The Japanese market is rising and the safe-haven yen weakened as fears about a trade war eased. Better-than-expected Japanese economic data, including GDP growth, also bolstered investor sentiment.
In late-morning trades, the benchmark Nikkei 225 Index is adding 184.61 points or 0.87 percent to 21,437.33, off a high of 21,488.16 in early trades.
The major exporters are gaining on a weaker yen. Sony and Mitsubishi Electric are rising more than 1 percent, Panasonic is adding 0.6 percent and Canon is up 0.3 percent. SoftBank is advancing more than 1 percent.
Among the major automakers, Toyota is higher by 0.4 percent, while Honda is rising more than 1 percent. In the banking sector, Mitsubishi UFJ Financial is rising more than 1 percent and Sumitomo Mitsui Financial is adding almost 1 percent.
Steel makers Japan Steel Works and Kobe Steel are gaining more than 2 percent each, while Nippon Steel is adding almost 1 percent as worries about a trade war eased.
In the oil space, Inpex is adding 0.4 percent and Japan Petroleum Exploration is advancing almost 1 percent despite crude oil prices falling overnight.
Among the market's best performers, Eisai Co. is gaining more than 8 percent, Tokyo Electron is rising almost 5 percent and Furukawa Electric is higher by 4 percent.
On the flip side, Kao Corp. is losing 3 percent, Komatsu is declining almost 2 percent and Shiseido Co. is lower by more than 1 percent.
On the economic front, Japan's gross domestic product advanced a seasonally adjusted 0.4 percent on quarter in the fourth quarter of 2017, the Cabinet Office said in Thursday's revision. That exceeded expectations for an increase of 0.2 percent after last month's preliminary reading suggested a gain of 0.1 percent.
The Bank of Japan said that the value of overall bank lending in Japan was up 2.1 percent on year in February, coming in at 521.735 trillion yen. That follows the downwardly revised 2.3 percent increase in January and exceeded expectations for an increase of 0.2 percent after last month's preliminary reading suggested a gain of 0.1 percent.

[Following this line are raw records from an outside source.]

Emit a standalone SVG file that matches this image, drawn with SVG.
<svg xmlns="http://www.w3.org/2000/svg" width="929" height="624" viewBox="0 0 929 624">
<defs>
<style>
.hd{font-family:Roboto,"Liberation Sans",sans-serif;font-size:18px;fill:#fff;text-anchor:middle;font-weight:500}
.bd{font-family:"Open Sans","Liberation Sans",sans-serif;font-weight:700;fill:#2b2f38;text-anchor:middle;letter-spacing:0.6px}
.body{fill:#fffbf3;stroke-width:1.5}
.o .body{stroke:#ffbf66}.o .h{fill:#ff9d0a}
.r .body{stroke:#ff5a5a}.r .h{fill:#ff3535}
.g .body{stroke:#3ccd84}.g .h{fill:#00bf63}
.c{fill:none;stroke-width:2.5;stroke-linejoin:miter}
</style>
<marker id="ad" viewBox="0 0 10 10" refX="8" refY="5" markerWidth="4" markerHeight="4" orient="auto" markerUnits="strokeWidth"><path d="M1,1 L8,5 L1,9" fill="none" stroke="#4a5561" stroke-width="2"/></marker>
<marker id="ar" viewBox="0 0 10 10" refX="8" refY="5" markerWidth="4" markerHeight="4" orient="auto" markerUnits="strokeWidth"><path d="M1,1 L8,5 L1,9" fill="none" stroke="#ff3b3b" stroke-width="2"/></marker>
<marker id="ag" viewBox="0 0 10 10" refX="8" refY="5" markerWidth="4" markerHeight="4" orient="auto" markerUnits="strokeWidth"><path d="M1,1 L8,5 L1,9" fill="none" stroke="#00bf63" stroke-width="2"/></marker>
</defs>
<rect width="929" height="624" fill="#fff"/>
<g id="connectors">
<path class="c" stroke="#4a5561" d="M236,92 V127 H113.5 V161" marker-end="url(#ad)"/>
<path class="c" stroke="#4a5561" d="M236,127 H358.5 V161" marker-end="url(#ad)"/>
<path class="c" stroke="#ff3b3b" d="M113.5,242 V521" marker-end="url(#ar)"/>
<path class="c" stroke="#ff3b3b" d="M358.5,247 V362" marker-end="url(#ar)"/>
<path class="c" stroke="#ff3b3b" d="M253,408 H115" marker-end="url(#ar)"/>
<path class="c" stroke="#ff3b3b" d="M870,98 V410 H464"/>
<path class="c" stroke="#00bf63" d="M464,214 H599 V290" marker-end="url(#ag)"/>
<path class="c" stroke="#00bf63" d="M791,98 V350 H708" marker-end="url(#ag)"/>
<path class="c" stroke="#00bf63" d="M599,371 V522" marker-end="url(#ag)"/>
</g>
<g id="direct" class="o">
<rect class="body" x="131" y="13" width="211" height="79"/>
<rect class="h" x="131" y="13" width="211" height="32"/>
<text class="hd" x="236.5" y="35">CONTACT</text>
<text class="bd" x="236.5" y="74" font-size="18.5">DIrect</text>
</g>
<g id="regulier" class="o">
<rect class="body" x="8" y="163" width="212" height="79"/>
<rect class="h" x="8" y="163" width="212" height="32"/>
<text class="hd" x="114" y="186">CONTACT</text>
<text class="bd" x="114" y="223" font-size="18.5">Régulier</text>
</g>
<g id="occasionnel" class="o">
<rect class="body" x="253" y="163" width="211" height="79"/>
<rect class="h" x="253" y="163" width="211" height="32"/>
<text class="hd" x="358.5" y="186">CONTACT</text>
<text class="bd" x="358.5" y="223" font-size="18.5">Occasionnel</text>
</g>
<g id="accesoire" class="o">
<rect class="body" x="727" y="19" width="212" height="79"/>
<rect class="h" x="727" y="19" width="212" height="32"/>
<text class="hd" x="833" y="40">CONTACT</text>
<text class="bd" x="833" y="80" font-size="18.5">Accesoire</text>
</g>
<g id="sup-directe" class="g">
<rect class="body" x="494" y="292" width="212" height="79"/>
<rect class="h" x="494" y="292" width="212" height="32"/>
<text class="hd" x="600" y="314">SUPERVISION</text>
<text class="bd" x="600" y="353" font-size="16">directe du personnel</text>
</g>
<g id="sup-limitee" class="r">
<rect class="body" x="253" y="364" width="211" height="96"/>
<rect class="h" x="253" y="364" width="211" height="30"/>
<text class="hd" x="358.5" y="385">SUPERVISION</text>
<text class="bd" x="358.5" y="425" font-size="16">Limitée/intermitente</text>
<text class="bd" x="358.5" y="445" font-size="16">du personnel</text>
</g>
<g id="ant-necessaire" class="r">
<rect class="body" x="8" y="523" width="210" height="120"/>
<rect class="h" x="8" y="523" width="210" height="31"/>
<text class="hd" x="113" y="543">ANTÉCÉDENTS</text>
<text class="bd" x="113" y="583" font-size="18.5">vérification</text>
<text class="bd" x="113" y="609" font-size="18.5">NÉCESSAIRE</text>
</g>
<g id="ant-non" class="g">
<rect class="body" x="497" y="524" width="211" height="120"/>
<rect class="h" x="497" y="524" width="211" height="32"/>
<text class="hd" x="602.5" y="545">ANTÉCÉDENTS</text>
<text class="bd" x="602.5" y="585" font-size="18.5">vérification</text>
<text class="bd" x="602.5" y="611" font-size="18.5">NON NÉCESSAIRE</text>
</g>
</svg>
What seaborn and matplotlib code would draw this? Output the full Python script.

The Ministry of Finance said that Japan had a current account surplus of 607.4 billion yen in January. That exceeded forecasts for a surplus of 437.4 billion yen following the 797.2 billion yen surplus in December.

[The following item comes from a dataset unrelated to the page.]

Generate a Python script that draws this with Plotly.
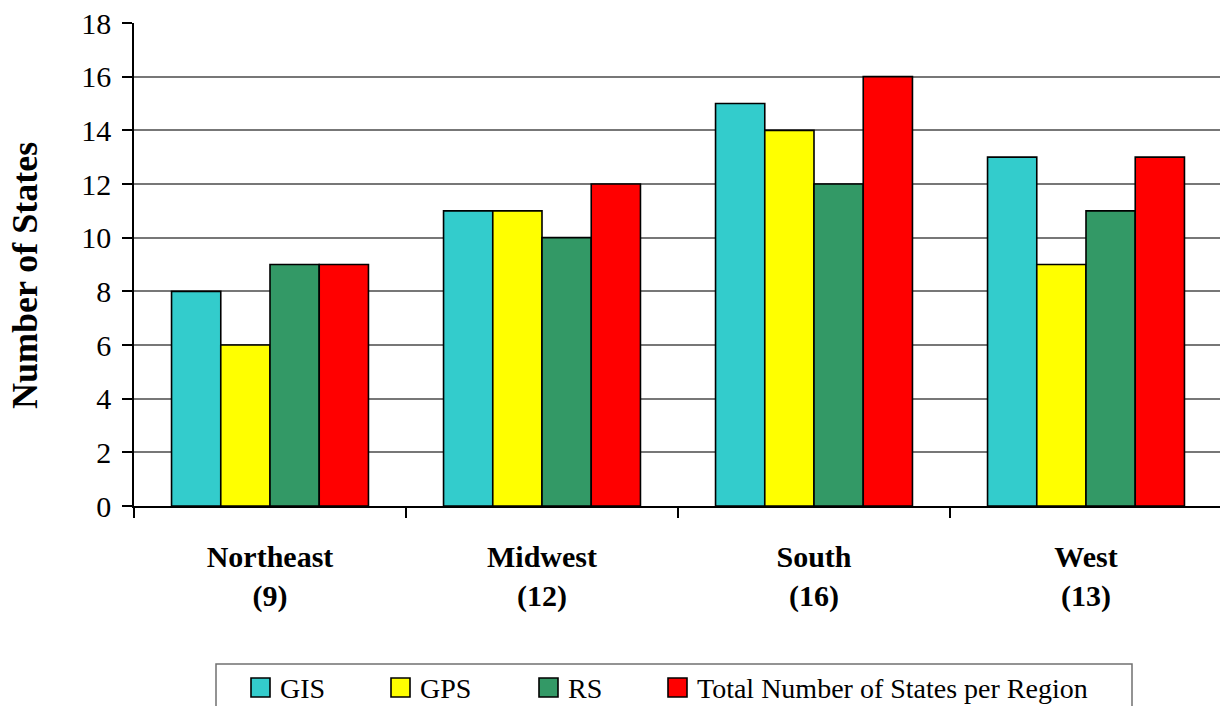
import plotly.graph_objects as go

# Survey results by census region
regions = ["Northeast", "Midwest", "South", "West"]
states_per_region = [9, 12, 16, 13]
gis = [8, 11, 15, 13]
gps = [6, 11, 14, 9]
rs = [9, 10, 12, 11]
total = [9, 12, 16, 13]

series_names = ["GIS", "GPS", "RS", "Total Number of States per Region"]
series_values = [gis, gps, rs, total]
series_colors = ["#33CCCC", "#FFFF00", "#339966", "#FF0000"]

y_ticks = list(range(0, 19, 2))
category_labels = [f"<b>{r}<br>({n})</b>" for r, n in zip(regions, states_per_region)]

FONT = "'Times New Roman', 'Liberation Serif', 'DejaVu Serif', serif"
W, H = 1220, 706
L, T, B, R = 134, 23, 200, 0
PLOT_W = W - L - R
PLOT_H = H - T - B


def px_x(x):
    return (x - L) / PLOT_W


def px_y(y):
    return (H - B - y) / PLOT_H


fig = go.Figure()
for name, vals, col in zip(series_names, series_values, series_colors):
    fig.add_trace(go.Bar(
        name=name, x=category_labels, y=vals,
        marker=dict(color=col, line=dict(color="black", width=1.6)),
        showlegend=False,
    ))

# boxed legend along the bottom edge
shapes = [dict(type="rect", xref="paper", yref="paper",
               x0=px_x(216), x1=px_x(1132), y0=px_y(730), y1=px_y(664),
               line=dict(color="#707070", width=1.5), fillcolor="white")]
annotations = []
swatch_x = [251, 391, 539, 668]
for sx, name, col in zip(swatch_x, series_names, series_colors):
    shapes.append(dict(type="rect", xref="paper", yref="paper",
                       x0=px_x(sx), x1=px_x(sx + 19), y0=px_y(697), y1=px_y(678),
                       line=dict(color="black", width=1.6), fillcolor=col))
    annotations.append(dict(xref="paper", yref="paper", x=px_x(sx + 27), y=px_y(688),
                            xanchor="left", yanchor="middle", showarrow=False,
                            text=name, font=dict(family=FONT, size=28, color="black")))

annotations.append(dict(xref="paper", yref="paper", x=px_x(25), y=px_y(276),
                        xanchor="center", yanchor="middle", showarrow=False,
                        textangle=-90, text="<b>Number of States</b>",
                        font=dict(family=FONT, size=36, color="black")))

fig.update_layout(
    width=W, height=H,
    margin=dict(l=L, r=R, t=T, b=B),
    paper_bgcolor="white", plot_bgcolor="white",
    barmode="group", bargap=0.276, bargroupgap=0,
    font=dict(family=FONT, color="black"),
    shapes=shapes, annotations=annotations,
    showlegend=False,
)
fig.update_xaxes(
    range=[-0.5, -0.5 + PLOT_W / 272.0],
    showline=True, linecolor="black", linewidth=1.5,
    ticks="outside", tickson="boundaries", ticklen=10, tickcolor="black", tickwidth=1.5,
    tickfont=dict(family=FONT, size=30, color="black"),
    ticklabelstandoff=23, showgrid=False, zeroline=False,
)
fig.update_yaxes(
    range=[0, 18], tickvals=y_ticks,
    showline=True, linecolor="black", linewidth=1.5,
    ticks="outside", ticklen=10, tickcolor="black", tickwidth=1.5,
    tickfont=dict(family=FONT, size=30, color="black"),
    ticklabelstandoff=5,
    showgrid=True, gridcolor="#777777", gridwidth=1.5, zeroline=False,
)

fig.write_html("out.html")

The trade balance reflected a deficit of 666.6 billion yen, versus expectations for a shortfall of 691.0 billion yen following the 538.9 billion yen surplus in the previous month. Exports were up 12.7 percent on year to 6.226 trillion yen, while imports advanced an annual 8.1 percent to 6.893 trillion yen.

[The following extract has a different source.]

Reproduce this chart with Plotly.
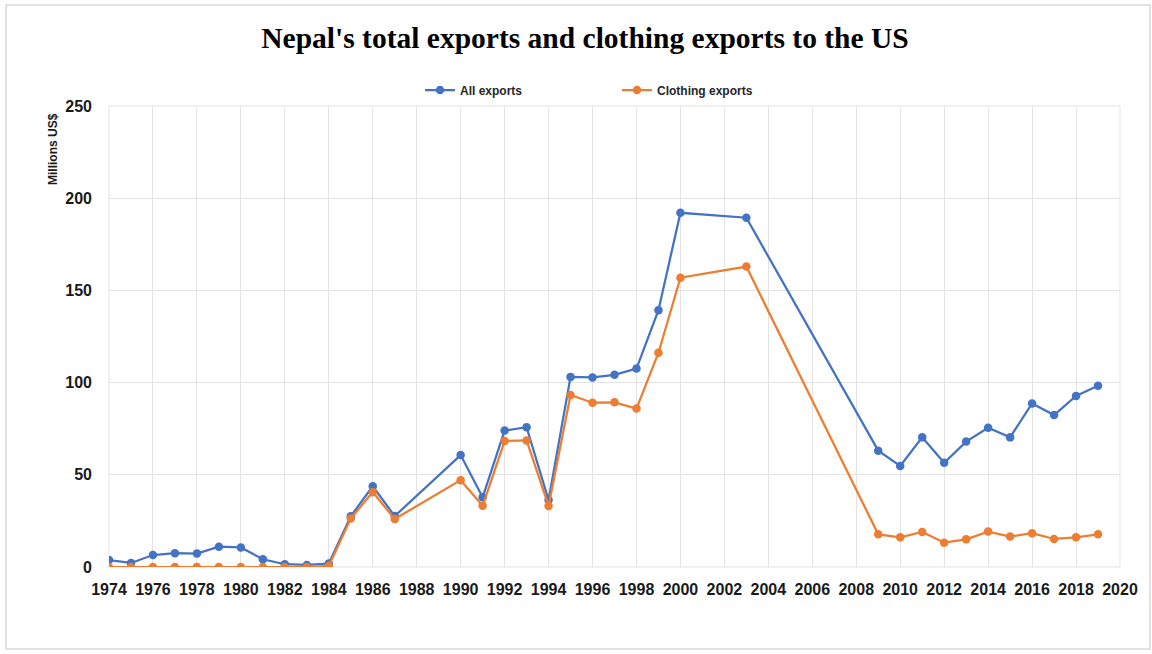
import plotly.graph_objects as go

years = [1974, 1975, 1976, 1977, 1978, 1979, 1980, 1981, 1982, 1983, 1984,
         1985, 1986, 1987, 1990, 1991, 1992, 1993, 1994, 1995, 1996, 1997,
         1998, 1999, 2000, 2003, 2009, 2010, 2011, 2012, 2013, 2014, 2015,
         2016, 2017, 2018, 2019]
all_exports = [3.8, 2.2, 6.5, 7.5, 7.3, 11.0, 10.6, 4.2, 1.5, 1.1, 1.9,
               27.5, 43.8, 27.6, 60.7, 37.8, 74.0, 75.8, 36.3, 103.1, 102.8, 104.2,
               107.6, 139.3, 192.1, 189.4, 63.1, 54.8, 70.3, 56.5, 68.0, 75.5, 70.3,
               88.7, 82.4, 92.8, 98.3]
clothing_exports = [0.0, 0.0, 0.0, 0.0, 0.0, 0.0, 0.0, 0.0, 0.0, 0.0, 0.6,
                    26.3, 40.6, 26.0, 47.1, 33.2, 68.3, 68.6, 33.1, 93.3, 89.1, 89.3,
                    85.9, 116.2, 156.9, 162.9, 17.7, 16.1, 19.0, 13.2, 15.0, 19.2, 16.5,
                    18.3, 15.2, 16.1, 17.7]
x_ticks = list(range(1974, 2021, 2))
y_ticks = [0, 50, 100, 150, 200, 250]

BLUE = "#4472C4"
ORANGE = "#ED7D31"

fig = go.Figure()
fig.add_trace(go.Scatter(x=years, y=all_exports, name="All exports", mode="lines+markers",
                         line=dict(color=BLUE, width=2.25), marker=dict(color=BLUE, size=8.5)))
fig.add_trace(go.Scatter(x=years, y=clothing_exports, name="Clothing exports", mode="lines+markers",
                         line=dict(color=ORANGE, width=2.25), marker=dict(color=ORANGE, size=8.5)))

L, R, T, B = 109, 1120, 106, 567
W, H = 1152, 654
pw, ph = R - L, B - T

def px_x(p):
    return (p - L) / pw

def px_y(p):
    return (B - p) / ph

fig.update_layout(
    width=W, height=H,
    margin=dict(l=L, r=W - R, t=T, b=H - B, pad=0),
    paper_bgcolor="white", plot_bgcolor="white",
    title=dict(text="Nepal's total exports and clothing exports to the US",
               font=dict(family="Liberation Serif", size=29.5, color="black", weight="bold"),
               x=585 / W, xanchor="center", y=1 - 38 / H, yanchor="middle"),
    showlegend=True,
    legend=dict(orientation="h", x=px_x(420), xanchor="left", y=px_y(90), yanchor="middle",
                font=dict(family="Liberation Sans", size=12, color="#262626", weight="bold"),
                entrywidth=152, entrywidthmode="pixels", bgcolor="rgba(0,0,0,0)",
                itemclick=False),
    xaxis=dict(range=[1974, 2020], tickvals=x_ticks, ticktext=[str(t) for t in x_ticks],
               showgrid=True, gridcolor="#e3e3e3", gridwidth=1, zeroline=False,
               showline=False, ticks="", ticklabelstandoff=11,
               tickfont=dict(family="Liberation Sans", size=16, color="#1a1a1a", weight="bold")),
    yaxis=dict(range=[0, 250], tickvals=y_ticks, showgrid=True, gridcolor="#e3e3e3", gridwidth=1,
               zeroline=False, showline=False, ticks="", ticklabelstandoff=16,
               tickfont=dict(family="Liberation Sans", size=16, color="#1a1a1a", weight="bold")),
    annotations=[dict(text="Millions US$", textangle=-90, xref="paper", yref="paper",
                      x=px_x(53), y=px_y(111), xanchor="center", yanchor="top",
                      showarrow=False,
                      font=dict(family="Liberation Sans", size=12, color="#1a1a1a", weight="bold"))],
    shapes=[
        dict(type="rect", xref="paper", yref="paper", x0=px_x(6), x1=px_x(1150), y0=px_y(649), y1=px_y(5),
             line=dict(color="#d9d9d9", width=1.5), fillcolor="rgba(0,0,0,0)", layer="below"),
        dict(type="rect", xref="paper", yref="paper", x0=0, x1=1, y0=0, y1=1,
             line=dict(color="#e3e3e3", width=1), fillcolor="rgba(0,0,0,0)", layer="below"),
    ],
)

fig.write_html("out.html")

In the currency market, the U.S. dollar is trading in the lower 106 yen-range on Thursday.
Elsewhere in Asia, Hong Kong is advancing more than 1 percent, while Singapore, South Korea, Shanghai, New Zealand, Indonesia, Malaysia and Taiwan are also higher.
On Wall Street, stocks closed mixed on Wednesday after White House Press Secretary Sarah Sanders suggested Mexico and Canada could be exempt from President Donald Trump's planned tariffs on steel and aluminum imports. Stocks initially came under pressure in reaction to news of the resignation of White House chief economic advisor Gary Cohn on Tuesday.
The Nasdaq rose 24.64 points or 0.3 percent to 7,396.65, but the Dow fell 82.76 points or 0.3 percent to 24,801.36 and the S&P 500 edged down 1.32 points or 0.1 percent to 2,726.80.
The major European markets moved to the upside on Wednesday. While the German DAX Index jumped by 1.1 percent, the French CAC 40 Index and the U.K.'s FTSE 100 Index rose by 0.3 percent and 0.2 percent, respectively.
Crude oil prices fell Wednesday after the government reported a second consecutive increase in U.S. oil inventories. WTI crude for April delivery plunged $1.45 or 2.3 percent to $61.15 a barrel on the New York Mercantile Exchange.